Re: inverter- alternator size
Since you are staying under the continuous duty 20 amp rating on the AC side (2500 watts/125 volts) let's look at something else. Your DC and AC current readings don't jive. Watts equals amps times volts. To find the 12-volt DC draw required, multiply the AC amps by about 11 to include inverter efficiency losses. When the AC is drawing 19.8 amps, the inverter is drawing about 218 amps. When the DC is drawing 44 to 46 amps, the AC could only put out about 4 amps.
My guess is that you did not make the readings at the same moment, and the refrigerator or air conditioner cycled off between the AC and DC readings.

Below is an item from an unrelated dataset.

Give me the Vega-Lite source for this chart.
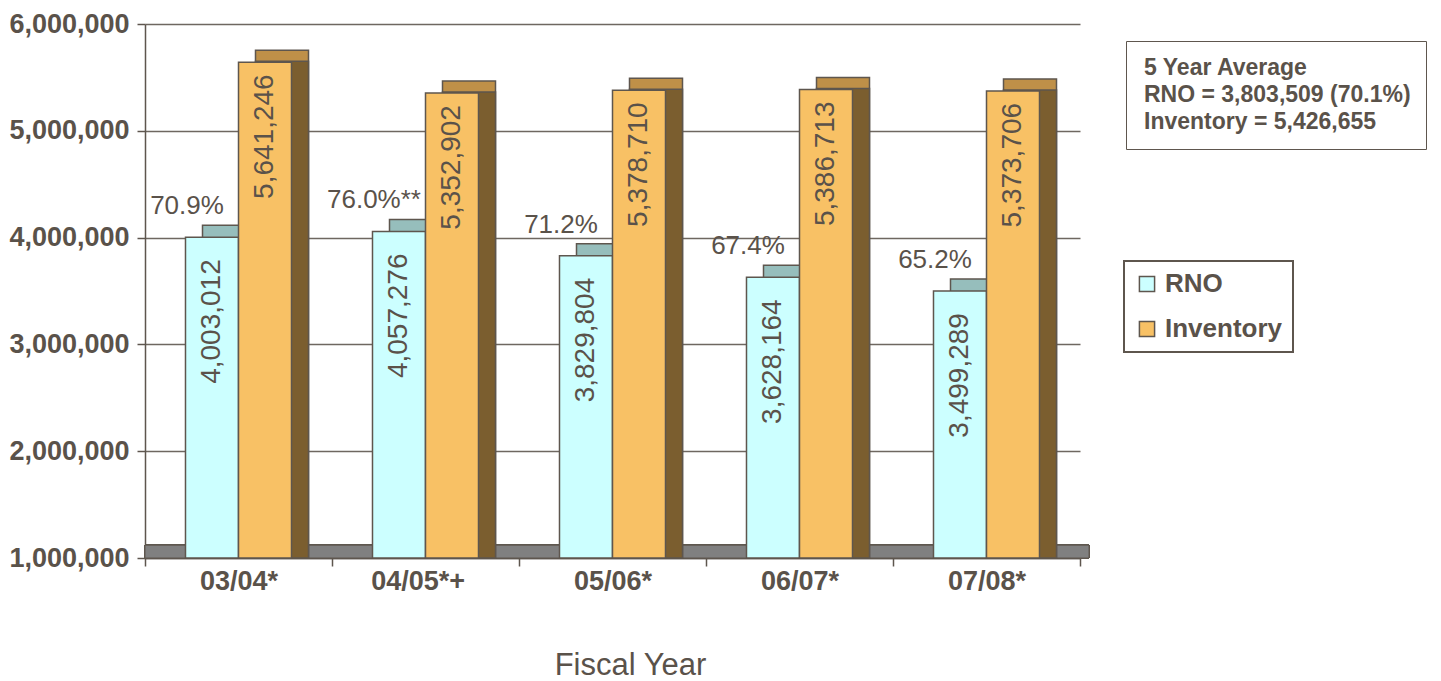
{
  "$schema": "https://vega.github.io/schema/vega-lite/v6.json",
  "width": 935,
  "height": 534,
  "autosize": {"type": "none"},
  "padding": {"left": 145, "top": 24, "right": 361, "bottom": 123},
  "background": "white",
  "config": {"view": {"stroke": null}, "font": "Liberation Sans"},
  "datasets": {
    "bars": [
      {"year": "03/04*", "series": "RNO", "value": 4003012, "label": "4,003,012", "pct": "70.9%"},
      {"year": "03/04*", "series": "Inventory", "value": 5641246, "label": "5,641,246"},
      {"year": "04/05*+", "series": "RNO", "value": 4057276, "label": "4,057,276", "pct": "76.0%**"},
      {"year": "04/05*+", "series": "Inventory", "value": 5352902, "label": "5,352,902"},
      {"year": "05/06*", "series": "RNO", "value": 3829804, "label": "3,829,804", "pct": "71.2%"},
      {"year": "05/06*", "series": "Inventory", "value": 5378710, "label": "5,378,710"},
      {"year": "06/07*", "series": "RNO", "value": 3628164, "label": "3,628,164", "pct": "67.4%"},
      {"year": "06/07*", "series": "Inventory", "value": 5386713, "label": "5,386,713"},
      {"year": "07/08*", "series": "RNO", "value": 3499289, "label": "3,499,289", "pct": "65.2%"},
      {"year": "07/08*", "series": "Inventory", "value": 5373706, "label": "5,373,706"}
    ],
    "avg": [
      {"line": "5 Year Average"},
      {"line": "RNO = 3,803,509 (70.1%)"},
      {"line": "Inventory = 5,426,655"}
    ]
  },
  "layer": [
    {
      "data": {"name": "bars"},
      "mark": {"type": "rect", "color": "#808080", "xOffset": 9, "stroke": "#5E564E", "strokeWidth": 1},
      "encoding": {
        "y": {"datum": 1000000, "type": "quantitative", "scale": {"domain": [1000000, 6000000]},
          "axis": {
            "values": [1000000, 2000000, 3000000, 4000000, 5000000, 6000000],
            "format": ",d",
            "title": null,
            "labelFont": "Liberation Sans",
            "labelFontSize": 27,
            "labelFontWeight": "bold",
            "labelColor": "#5A524A",
            "labelPadding": 8,
            "tickSize": 8,
            "tickColor": "#5E564E",
            "tickWidth": 1.5,
            "domainColor": "#5E564E",
            "domainWidth": 1.5,
            "grid": true,
            "gridColor": "#6E6760",
            "gridWidth": 1.5
          }
        },
        "y2": {"datum": 1120000}
      }
    },
    {
      "data": {"name": "bars"},
      "transform": [{"filter": "datum.series === 'RNO'"}],
      "mark": {"type": "bar", "color": "#96BEBC", "stroke": "#5E564E", "strokeWidth": 1.5, "width": 53, "xOffset": -9.5, "yOffset": -12},
      "encoding": {
        "x": {"field": "year", "type": "nominal", "sort": null},
        "y": {"field": "value", "type": "quantitative"},
        "y2": {"datum": 1000000}
      }
    },
    {
      "data": {"name": "bars"},
      "transform": [{"filter": "datum.series === 'Inventory'"}],
      "mark": {"type": "bar", "color": "#BF9048", "stroke": "#5E564E", "strokeWidth": 1.5, "width": 53, "xOffset": 43.5, "yOffset": -12},
      "encoding": {
        "x": {"field": "year", "type": "nominal", "sort": null},
        "y": {"field": "value", "type": "quantitative"},
        "y2": {"datum": 1000000}
      }
    },
    {
      "data": {"name": "bars"},
      "transform": [{"filter": "datum.series === 'Inventory'"}],
      "mark": {"type": "bar", "color": "#7B5E2F", "stroke": "#5E564E", "strokeWidth": 1.5, "width": 53, "xOffset": 43.5, "yOffset": -1},
      "encoding": {
        "x": {"field": "year", "type": "nominal", "sort": null},
        "y": {"field": "value", "type": "quantitative"},
        "y2": {"datum": 1000000}
      }
    },
    {
      "data": {"name": "bars"},
      "mark": {"type": "bar", "stroke": "#5E564E", "strokeWidth": 1.5, "opacity": 1},
      "encoding": {
        "x": {
          "field": "year", "type": "nominal", "sort": null,
          "scale": {"paddingInner": 0, "paddingOuter": 0},
          "axis": {
            "title": "Fiscal Year",
            "titleFont": "Liberation Sans",
            "titleFontSize": 31,
            "titleFontWeight": "normal",
            "titleColor": "#5A524A",
            "titleX": 485,
            "titleY": 116,
            "titleAlign": "center",
            "titleBaseline": "alphabetic",
            "labelAngle": 0,
            "labelFont": "Liberation Sans",
            "labelFontSize": 27,
            "labelFontWeight": "bold",
            "labelColor": "#5A524A",
            "labelPadding": 15,
            "labelOffset": 39,
            "tickSize": 8,
            "tickBand": "extent",
            "tickColor": "#5E564E",
            "tickWidth": 1.5,
            "domainColor": "#5E564E",
            "domainWidth": 1.5,
            "grid": false
          }
        },
        "xOffset": {"field": "series", "type": "nominal", "scale": {"domain": ["RNO", "Inventory"], "paddingInner": 0, "paddingOuter": 0.764}},
        "y": {"field": "value", "type": "quantitative"},
        "y2": {"datum": 1000000},
        "color": {
          "field": "series", "type": "nominal",
          "scale": {"domain": ["RNO", "Inventory"], "range": ["#CCFFFF", "#F8C165"]},
          "legend": {
            "orient": "none",
            "legendX": 979,
            "legendY": 237,
            "title": null,
            "symbolType": "square",
            "symbolSize": 230,
            "symbolStrokeColor": "#5E564E",
            "symbolStrokeWidth": 1.5,
            "symbolOpacity": 1,
            "labelFont": "Liberation Sans",
            "labelFontSize": 26,
            "labelFontWeight": "bold",
            "labelColor": "#5A524A",
            "labelOffset": 5,
            "strokeColor": "#5E564E",
            "padding": 10,
            "rowPadding": 19,
            "encode": {"legend": {"update": {"strokeWidth": {"value": 2}}}}
          }
        }
      }
    },
    {
      "data": {"name": "bars"},
      "transform": [{"filter": "datum.series === 'Inventory'"}],
      "mark": {"type": "text", "angle": 270, "align": "right", "baseline": "middle", "dx": -12, "fontSize": 28, "color": "#5A524A", "font": "Liberation Sans"},
      "encoding": {
        "x": {"field": "year", "type": "nominal", "sort": null},
        "xOffset": {"field": "series", "type": "nominal"},
        "y": {"field": "value", "type": "quantitative"},
        "text": {"field": "label"}
      }
    },
    {
      "data": {"name": "bars"},
      "transform": [{"filter": "datum.series === 'RNO'"}],
      "mark": {"type": "text", "angle": 270, "align": "right", "baseline": "middle", "dx": -22, "fontSize": 28, "color": "#5A524A", "font": "Liberation Sans"},
      "encoding": {
        "x": {"field": "year", "type": "nominal", "sort": null},
        "xOffset": {"field": "series", "type": "nominal"},
        "y": {"field": "value", "type": "quantitative"},
        "text": {"field": "label"}
      }
    },
    {
      "data": {"name": "bars"},
      "transform": [{"filter": "datum.series === 'RNO'"}],
      "mark": {"type": "text", "align": "center", "baseline": "alphabetic", "dx": -25, "dy": -23, "fontSize": 26, "color": "#5A524A", "font": "Liberation Sans"},
      "encoding": {
        "x": {"field": "year", "type": "nominal", "sort": null},
        "xOffset": {"field": "series", "type": "nominal"},
        "y": {"field": "value", "type": "quantitative"},
        "text": {"field": "pct"}
      }
    },
    {
      "data": {"name": "avg"},
      "mark": {"type": "point", "opacity": 0},
      "encoding": {
        "shape": {
          "field": "line", "type": "nominal",
          "scale": {"domain": ["5 Year Average", "RNO = 3,803,509 (70.1%)", "Inventory = 5,426,655"]},
          "legend": {
            "orient": "none",
            "legendX": 981,
            "legendY": 17,
            "title": null,
            "symbolSize": 0,
            "symbolOpacity": 0,
            "symbolStrokeWidth": 0,
            "labelOffset": -20,
            "labelFont": "Liberation Sans",
            "labelFontSize": 23,
            "labelFontWeight": "bold",
            "labelColor": "#5A524A",
            "labelLimit": 500,
            "strokeColor": "#5E564E",
            "padding": 15,
            "rowPadding": 3,
            "encode": {"legend": {"update": {"strokeWidth": {"value": 2}}}}
          }
        }
      }
    }
  ]
}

So, not seeing your system, I have two guesses about the shutdown:
1. You are drawing more current than the alternator can replace, and a low-voltage disconnect in the inverter is shutting down to save the batteries, or
2. There is not enough cooling where the inverter is mounted, and a temperature sensor is shutting down the inverter to protect the solid-state devices.
Either of these could also be made worse by DC wiring that is too small, too long, or poorly connected.
[geek speak warning]
Lets say you are running 2500 watts of AC loads and have 90% inverter efficiency. While charging at 14 volts, you will draw 2500/14 or 178.6 amps to power the AC, allowing for the losses in the inverter figure that the total DC draw would be 198.4 amps. This is equal to a resistor that is 0.07 (7/100) of an ohm. If I add 0.03 ohm of added loss in the cabling, the voltage at the inverter is now only 70% of the battery voltage, or in this case 9.8 volts. But many inverters will try harder, and attempt to draw 283.4 amps at 9.8 volts to continue supplying the requested 2500 watts AC. This causes the voltage to drop even more, and the current goes up more if it can. Meanwhile, the "lost" voltage is actually heating high resistance connections, and could start a fire.
So, the lower voltage due to an "almost good enough" DC wiring draws ~ 280 amps instead of ~ 200 amps, increasing heating of the solid-state devices, and causing either an early low voltage or a thermal shut-down.
[/geek speak warning]
So the best practice is:
1. Mount high-current devices like inverters very near the batteries, and keep the wires short.
2. Use the heaviest wire possible, without being too big to fit the connectors securely, or cause mechanical stress on them.
3. Make sure all connections are clean and tight. "Good enough" isn't good enough with high current.
4. Make sure the inverter can get a reasonable amount of air circulation, and any fins or fan ports are not blocked.
You may want to wire a voltmeter to your batteries, and not look at a charge/discharge ammeter only. See if the battery voltage is coming up when charging, (13.2 to 15 volts) or instead just breaking even (12-13 volts). You also may want to compare the voltage at the inverter with the voltage at the battery under full AC load to see if there are serious (more than ~ 0.3 volt) voltage drops.
Someone said "Making good decisions comes from experience, experience comes from bad decisions." I say there are three kinds of people: those who learn from their mistakes, those who learn from the mistakes of others, and those who never learn.